Indefinite Hyperbolic Numerals

How many is 400,000? How many is 20,000?

  

In days, 400,000 would be more than a thousand years; 20,000 would be almost fifty-five years.

 

400,000 pieces of ice? Maybe 20,000?


But these numbers represent human beings. Currently, more than 400,000 people in the US have died of COVID-19. The total in Canada has not yet reached 20,000—it’s between 18,000 and 19,000 today.

 

It feels so impossible to understand 400,000 people. Even 20,000. How do you convey that number? How do you transform numbers—embody them, literally give them skin, bones, breath? Show the people they were?

 

We’re writers. We should be able to do this. But 400,000 and 20,000 are big numbers. We might as well be using indefinite hyperbolic numerals—words that sound like really big numbers: eleventy-million, a jillion.

 

Does it help to focus on the little things? Do you talk about the birthday candles each person blew out, their favourite donut, the songs they sang along to and knew all the words? The stories behind each tiny scar on the knuckles of their left hand. When they’d planted those hyacinth bulbs in the side garden, and what colours they were supposed to be. Their favourite brand of chain saw, gas station, pickup truck, wheelbarrow.

 

Whether they preferred mittens or gloves, sandals or flipflops. Frank Sinatra or Bing Crosby, or even Louis Prima.
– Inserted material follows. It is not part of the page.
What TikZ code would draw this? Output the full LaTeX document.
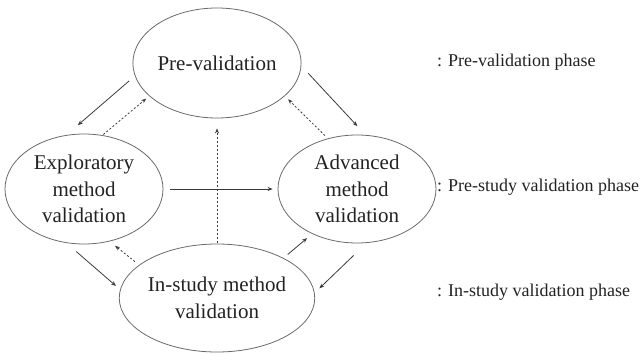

English saddle or Western, mountain bike or road bike. Pierced earrings or clip-ons. Windsor knot or bowtie. And okay, fine—boxers or briefs. Sock-sock-shoe-shoe or sock-shoe-sock-shoe.

 

Their favourite snack—Cheez-its, Jolly Ranchers, popcorn, or a handful of walnuts and chocolate chips, mixed. Beef jerky, bologna rolled up around a slice of cheese and dipped in mayonnaise, ketchup-flavoured potato chips.

 

Their favourite pet: that parakeet, the gerbils, Buster, Percy, Chicken the dog, Alabaster the cat.

 

But 400,000 lives, or 20,000. In total, how many hours, minutes, days, months, years were lost, unnecessarily? How many people did they love—how many people loved them? 


How much grief those numbers encompass.